Design of a contrast-enhanced dual-energy tomosynthesis system for breast cancer imaging

Abstract

Digital breast tomosynthesis (DBT) is a three-dimensional X-ray imaging modality that has the potential to decrease the superimposition effect of breast structural noise, thereby increasing lesion conspicuity. To further improve breast cancer detection, our work has been devoted to develop a prototype for contrast-enhanced dual-energy tomosynthesis (CEDET). CEDET involves the injection of an iodinated contrast agent and measures the relative increase in uptake of contrast in the suspected breast cancer lesion.
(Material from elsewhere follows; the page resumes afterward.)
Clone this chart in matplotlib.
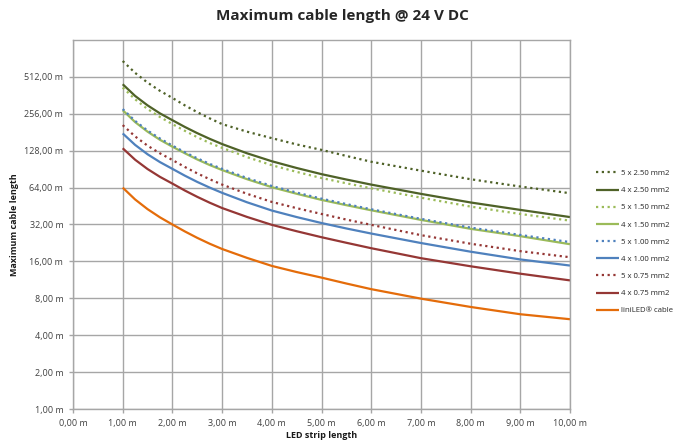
import matplotlib
matplotlib.use("Agg")
import matplotlib.pyplot as plt
from matplotlib.ticker import FixedLocator, FixedFormatter

# Data
strip_length = [1.0, 1.25, 1.5, 1.75, 2.0, 2.25, 2.5, 2.75, 3.0, 3.5, 4.0, 4.5,
                5.0, 5.5, 6.0, 7.0, 8.0, 9.0, 10.0]

s5x250 = [690, 552, 460, 394, 345, 300, 264, 235, 211, 183, 162, 144,
          130, 116, 104, 88, 74.9, 65.3, 57.6]
s4x250 = [446, 358, 300, 258, 227, 200, 178, 160, 145, 122, 105, 92.5,
          82.4, 74.5, 67.7, 56.9, 48.4, 42.1, 36.8]
s5x150 = [419, 336, 280, 241, 211, 186, 165, 148, 135, 113.5, 97.5, 86,
          76.6, 69.4, 63.2, 53, 44.8, 39, 34.4]
s4x150 = [274, 219, 183, 157, 138, 122, 108.6, 97.8, 89, 75, 64.5, 57,
          50.8, 46, 41.8, 34.9, 29.5, 25.7, 22.1]
s5x100 = [280, 224, 187, 161, 141, 124.5, 111, 100, 91, 76.7, 66, 58.3,
          52, 47, 42.6, 35.6, 30.2, 26.3, 23.0]
s4x100 = [177, 142.7, 119.7, 103.3, 91, 80.1, 71.2, 64, 58, 48.6, 41.6, 36.8,
          32.9, 29.7, 27, 22.6, 19.2, 16.6, 14.8]
s5x075 = [207, 167.3, 140.7, 121.8, 107.5, 94.3, 83.6, 74.9, 67.7, 57, 48.9, 43.5,
          39, 35.1, 31.8, 26.2, 22.3, 19.4, 17.3]
s4x075 = [134, 108, 90.7, 78.3, 69, 60.6, 53.8, 48.2, 43.6, 36.9, 31.8, 28.2,
          25.2, 22.7, 20.5, 17.0, 14.6, 12.7, 11.2]
lini = [64, 51.2, 42.7, 36.6, 32, 28.1, 24.9, 22.3, 20.2, 17.1, 14.7, 13.1,
        11.8, 10.56, 9.5, 7.95, 6.8, 5.93, 5.4]

series_names = ["5 x 2.50 mm2", "4 x 2.50 mm2", "5 x 1.50 mm2", "4 x 1.50 mm2",
                "5 x 1.00 mm2", "4 x 1.00 mm2", "5 x 0.75 mm2", "4 x 0.75 mm2",
                "liniLED\u00ae cable"]
series_values = [s5x250, s4x250, s5x150, s4x150, s5x100, s4x100, s5x075, s4x075, lini]

y_ticks = [1, 2, 4, 8, 16, 32, 64, 128, 256, 512]
y_tick_labels = ["1,00 m", "2,00 m", "4,00 m", "8,00 m", "16,00 m", "32,00 m",
                 "64,00 m", "128,00 m", "256,00 m", "512,00 m"]
x_ticks = [0, 1, 2, 3, 4, 5, 6, 7, 8, 9, 10]
x_tick_labels = ["0,00 m", "1,00 m", "2,00 m", "3,00 m", "4,00 m", "5,00 m",
                 "6,00 m", "7,00 m", "8,00 m", "9,00 m", "10,00 m"]

colors = ["#4F6228", "#4F6228", "#9BBB59", "#9BBB59", "#4F81BD", "#4F81BD",
          "#953735", "#953735", "#E46C0A"]
dotted = (0, (1, 1.6))
styles = [dotted, "-", dotted, "-", dotted, "-", dotted, "-", "-"]

plt.rcParams['font.family'] = ['Open Sans', 'DejaVu Sans']

fig = plt.figure(figsize=(6.81, 4.41), dpi=100)
ax = fig.add_axes([73/681, 1 - 409/441, (570 - 73)/681, (409 - 40)/441])

for name, vals, c, ls in zip(series_names, series_values, colors, styles):
    ax.plot(strip_length, vals, color=c, linestyle=ls, linewidth=1.6,
            label=name, solid_capstyle='butt', solid_joinstyle='round')

ax.set_yscale('log', base=2)
ax.set_ylim(1, 1024)
ax.set_xlim(0, 10)
ax.yaxis.set_major_locator(FixedLocator(y_ticks))
ax.yaxis.set_major_formatter(FixedFormatter(y_tick_labels))
ax.yaxis.set_minor_locator(FixedLocator([]))
ax.set_xticks(x_ticks)
ax.set_xticklabels(x_tick_labels)

ax.grid(True, color="#A6A6A6", linewidth=1.0)
ax.set_axisbelow(True)
for side in ["left", "bottom", "top", "right"]:
    ax.spines[side].set_color("#A6A6A6")
    ax.spines[side].set_linewidth(1.0)

ax.tick_params(axis='both', which='major', labelsize=6.5, colors="#A6A6A6",
               labelcolor="#404040", length=3, width=1.0, direction='out')
ax.tick_params(axis='x', pad=4)
ax.tick_params(axis='y', pad=4)

ax.set_xlabel("LED strip length", fontsize=6.5, fontweight='bold', color="#1a1a1a", labelpad=2)
ax.set_ylabel("Maximum cable length", fontsize=6.5, fontweight='bold', color="#1a1a1a", labelpad=4)

fig.text(0.503, 1 - 16/441, "Maximum cable length @ 24 V DC", ha='center', va='center',
         fontsize=11, fontweight='bold', color="#262626")

leg = ax.legend(loc='center left', bbox_to_anchor=(596/681, 1 - 242/441),
                bbox_transform=fig.transFigure, frameon=False, fontsize=5.6,
                handlelength=3.0, handletextpad=0.25, labelspacing=1.25,
                borderaxespad=0, borderpad=0)
for t in leg.get_texts():
    t.set_color("#262626")

fig.savefig("out.png", dpi=100)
Either temporal or dual-energy subtraction techniques may be used to implement CEDET. Both 2D contrast-enhanced dual-energy mammography and 3D tomosynthesis can be applied. Here we present the design of a prototype CEDET system based on the Siemens MAMMOMAT Inspiration and employing two additional high-energy filters in addition to the standard Rh filter, the latter being used for the low-energy acquisitions. A quality factor of squared signal-difference-to-noise-ratio of iodine per pixel area and average glandular dose as a function of breast thickness is used to optimize the filter material, the filter thickness, and the tube voltage. The average glandular dose can be calculated from the entrance surface air kerma using computed conversion coefficients DgN for the used X-ray spectra. We also present the results of DQE measurements of the amorphous selenium detector involved. Finally, results of phantom tests for tomosynthesis acquisition and first clinical data in the 2D mode will be shown.